Cai's use of gunpowder to create figurative portraits dates back to his earliest experiments with the medium in the mid-1980s, as in pieces such as his 1985/89 Self-Portrait: A Subjugated Soul.  However, as Cai began to use explosives more frequently for his "explosion events" and less as a material for basic painting, such works became rarer. Indeed it has only been in the last five to seven years that he has seriously revisited the possibility of painting objects and people using gunpowder, and the Life Beneath the Shadow series represented for him a key turning point back toward this earlier direction in his practice.
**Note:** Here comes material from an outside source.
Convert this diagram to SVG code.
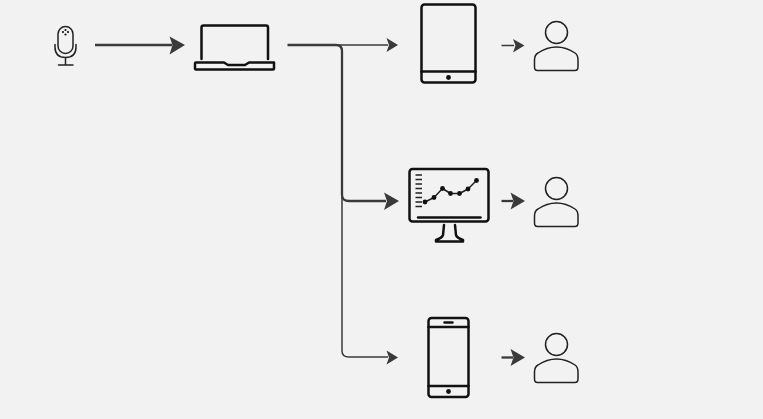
<svg xmlns="http://www.w3.org/2000/svg" width="763" height="419" viewBox="0 0 763 419">
<style>
.ic{fill:none;stroke:#111;stroke-width:2.5;stroke-linejoin:round;stroke-linecap:round}
.th{fill:none;stroke:#222;stroke-width:1.5;stroke-linejoin:round;stroke-linecap:round}
.ln{fill:none;stroke:#3a3a3a;stroke-linejoin:round}
.ah{fill:#3a3a3a;stroke:none}
.dot{fill:#111;stroke:none}
</style>
<rect width="763" height="419" fill="#f2f2f2"/>
<g id="connectors">
<path class="ln" stroke-width="2.300" d="M95 45H172"/>
<path class="ah" d="M169.500 36.500L185 45L169.500 54.500L172.500 45Z"/>
<path class="ln" stroke-width="2.300" d="M287.500 45H336Q342 45 342 51V195Q342 201 349 201H386"/>
<path class="ln" stroke-width="1.500" d="M336 45H388"/>
<path class="ah" d="M386.500 38L398 45L386.500 52L389 45Z"/>
<path class="ah" d="M384 192.500L399 201L384 210L387 201Z"/>
<path class="ln" stroke-width="1.500" d="M342 195V351Q342 357 349 357H388"/>
<path class="ah" d="M386.500 350.500L398 357.500L386.500 364.500L389 357.500Z"/>
<path class="ln" stroke-width="1.500" d="M501.500 45.500H514"/>
<path class="ah" d="M513 39L524.500 45.500L513 52.500L515.500 45.500Z"/>
<path class="ln" stroke-width="2.300" d="M501.500 201H513"/>
<path class="ah" d="M510.500 192.500L525 201L510.500 209.500L513.500 201Z"/>
<path class="ln" stroke-width="2.300" d="M501.500 357.500H513"/>
<path class="ah" d="M510.500 349L525 357.500L510.500 366L513.500 357.500Z"/>
</g>
<g id="microphone">
<rect class="th" x="58" y="26.500" width="15" height="27" rx="7.500"/>
<path class="th" d="M55 44.500V47Q55 57.500 65.500 57.500Q76 57.500 76 47V44.500M65.500 57.500V65M58.500 65H73"/>
<circle class="dot" cx="65.500" cy="30" r="1.100"/><circle class="dot" cx="63" cy="32" r="1.100"/><circle class="dot" cx="68" cy="32" r="1.100"/><circle class="dot" cx="65.500" cy="34.500" r="1.100"/>
</g>
<g id="laptop">
<path class="ic" d="M201.500 59V27.500Q201.500 25.500 203.500 25.500H266Q268 25.500 268 27.500V59"/>
<path class="ic" d="M196 62.500H224L228 65H245L249 62.500H274V68.500Q274 69.500 273 69.500H196Q195 69.500 195 68.500V63.500Q195 62.500 196 62.500Z"/>
</g>
<g id="tablet">
<rect class="ic" x="421.500" y="4.500" width="54" height="78" rx="3"/>
<path class="ic" d="M421.500 71.500H475.500"/>
<circle class="dot" cx="448.500" cy="77.500" r="2.400"/>
</g>
<g id="monitor">
<rect class="ic" x="409.500" y="169" width="79" height="52.500" rx="3"/>
<path class="ic" d="M418 217.500H480.500"/>
<path d="M415.500 175H422M415.500 179.500H422M415.500 184H422M415.500 188.500H422M415.500 193H422M415.500 197.500H422M415.500 202H422M415.500 206.500H422" stroke="#222" stroke-width="1.500" fill="none"/>
<path class="th" d="M425 202L434 197.500L442.500 188.500L450.500 193.500L459.500 193.500L468 189L476.500 180.500"/>
<g class="dot"><circle cx="425" cy="202" r="2.400"/><circle cx="434" cy="197.500" r="2.400"/><circle cx="442.500" cy="188.500" r="2.400"/><circle cx="450.500" cy="193.500" r="2.400"/><circle cx="459.500" cy="193.500" r="2.400"/><circle cx="468" cy="189" r="2.400"/><circle cx="476.500" cy="180.500" r="2.400"/></g>
<path class="ic" d="M444 225L443 235Q442 238 436 240V241.500H463V240Q457 238 456 235L455 225"/>
</g>
<g id="phone">
<rect class="ic" x="428.500" y="318" width="40" height="79" rx="3"/>
<path class="ic" d="M428.500 327H468.500M428.500 386H468.500M444.500 322.500H452.500"/>
<circle class="dot" cx="448.500" cy="391.500" r="2.400"/>
</g>
<g id="user-1">
<circle class="th" cx="556.500" cy="32.500" r="11"/>
<path class="th" d="M534.500 67V60Q534.500 55 538 53Q547 47 556.500 47Q566 47 575 53Q578 55 578 60V67Q578 70.500 575 70.500H537.500Q534.500 70.500 534.500 67Z"/>
</g>
<g id="user-2">
<circle class="th" cx="556.500" cy="188.500" r="11"/>
<path class="th" d="M534.500 223V216Q534.500 211 538 209Q547 203 556.500 203Q566 203 575 209Q578 211 578 216V223Q578 226.500 575 226.500H537.500Q534.500 226.500 534.500 223Z"/>
</g>
<g id="user-3">
<circle class="th" cx="556.500" cy="344.500" r="11"/>
<path class="th" d="M534.500 379V372Q534.500 367 538 365Q547 359 556.500 359Q566 359 575 365Q578 367 578 372V379Q578 382.500 575 382.500H537.500Q534.500 382.500 534.500 379Z"/>
</g>
</svg>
As Cai wrote very early on in his career, in a 1988 essay titled "Painting with Gunpowder": "My basic idea is that human beings are the children of our mother earth or nature, or the universe . . . and in that sense we are all one with nature or the universe. While this seems a simple and obvious concept, it is one that modern people tend to forget. This is one reason I choose to wield natural materials in my paintings."

 

Little did the young Cai Guo-Qiang know that two decades later he would be a globe-trotting artist, frequently commissioned by cities around the globe to complete projects of stunning scale and complexity. New Yorker art critic Peter Schjeldahl has written of Cai as an artist distinctly of this global moment, where the whole world becomes the studio. This particular project, in which Cai went on-site in Scotland to engage, from a global perspective, with a local history and mythology, is particularly representative of his work in the late 1990's and early 2000's, much of which was concerned with questions of cultural specificity and identity.

 

On a more formal level, Cai Guo-Qiang's return to figuration through gunpowder was not temporary. As recently as in the new works he completed for his major retrospective "Hanging Out in the Museum" at the Taipei Fine Arts Museum in 2009, Cai returned to his unique medium's special capacity for realistic depiction with an extended portrait of a dancer. But this Edinburgh cycle is unique in his work for being a group of portraits. Certainly, groups of figures and objects appear elsewhere in Cai's oeuvre—take for example the nine cars which make up Inopportune: Stage One, or the writhing tigers and wolves from some of his best-known installations. Nowhere else in Cai's vast output, however, do we see a grouping of historical portraits on this scale or at this level of factual detail. Of course, to call them truly figurative would also be an exaggeration: these works are as gestural as they are representative, rendering historical figures with recourse to their particular quirks, stories, and flourishes. While the present example is nearly unique in being so overtly humanoid, other images from the series devolve and sublimate into forms inseparable from Cai's more common event-based gunpowder sketches.

 

Ultimately, the gunpowder paintings prove that Cai Guo-Qiang is not merely a showman of epic proportions but an image-maker with a tight eye for figural detail. Having invented a medium and a language all his own, he has continued, over a quarter of a century, to tease every possible capacity from it, to bring it into contact with the most diverse range of subject matter imaginable. Life Beneath the Shadow: Michael Scott is a prime example of how Cai strives for consistency and yet achieves versatility in his art.